How DAOs Work in Practice: From Proposals to Execution

  1. A community member submits a proposal (e.g., fund a developer grant, change protocol fees).
  2. Token holders vote within a set timeframe.
  3. If quorum and consensus thresholds are met, the smart contract automatically executes the decision—no intermediaries involved.

This trustless automation makes DAOs efficient, transparent, and resistant to manipulation.

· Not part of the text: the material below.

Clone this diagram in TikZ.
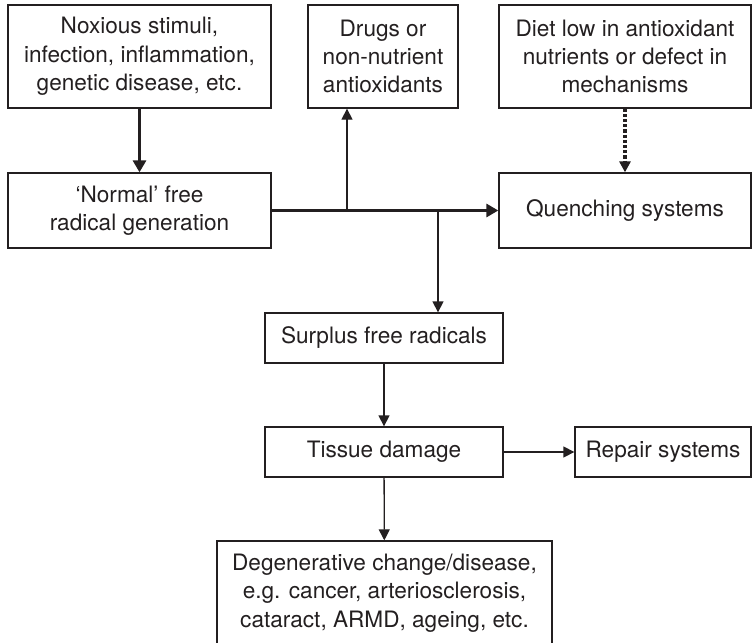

Real-World Applications of DAOs
DAOs are no longer theoretical—they’re already managing billions of dollars and coordinating thousands of contributors:

  • DeFi Governance:
    • MakerDAO, Compound, and Aave use DAOs to manage protocol parameters, treasury allocations, and risk decisions.
  • Creator Economies:
    • PleasrDAO and FlamingoDAO collect NFTs and digital art on behalf of members.
    • Friends with Benefits (FWB) manages exclusive content and in-person events using DAO mechanisms.
  • Public Goods and Open Source Funding:
    • Gitcoin DAO funds open-source developers with community-selected grants.
    • MolochDAO supports Ethereum infrastructure development.
  • Gaming & Metaverse:
    • DAOs govern player decisions, asset distribution, and in-game economies in decentralized games like Decentraland and The Sandbox.

Challenges DAOs Face: A Work in Progress
Despite their potential, DAOs encounter several barriers:

  • Low Participation: Voter apathy is common, and governance often ends up dominated by a few active “whales.”
  • Security Risks: Bugs in smart contracts can lead to catastrophic failures—as seen in the 2016 DAO hack that drained over $60M.
  • Regulatory Grey Zones: Few jurisdictions recognize DAOs legally, making it hard to open bank accounts or sign contracts.
  • UX and Tooling: Platforms like Aragon, Snapshot, and Tally are simplifying governance, but user onboarding still requires technical understanding.

Interoperability and Evolution
New frameworks aim to create interoperable DAOs that can:

  • Operate across multiple blockchains.
  • Integrate reputation systems.
  • Comply with KYC/AML without compromising decentralization.

The Future of DAOs: Beyond Crypto Communities
As tooling matures and legal clarity improves, DAOs may:

  • Govern nonprofit organizations, research institutions, or investment clubs.
  • Replace corporate boards with community voting.
  • Support local governance for cities or states—enabling participatory budgeting and policy voting.

We may also see hybrid models emerge where a DAO operates a digital treasury while an associated legal entity handles fiat, real estate, or legal responsibilities.

Conclusion: DAOs as Web3’s Organizational Backbone
DAOs reflect the spirit of Web3: decentralization, transparency, and user empowerment. By removing middlemen and encoding rules in smart contracts, they allow communities to govern themselves effectively. While challenges exist, the DAO model offers a glimpse into a future where power lies with the people, not platforms.

For developers, founders, and institutions willing to experiment, DAOs offer the infrastructure for a borderless, permissionless, and resilient form of collective decision-making. As the world becomes increasingly digitized, DAOs might just be the new default for how we organize, cooperate, and govern.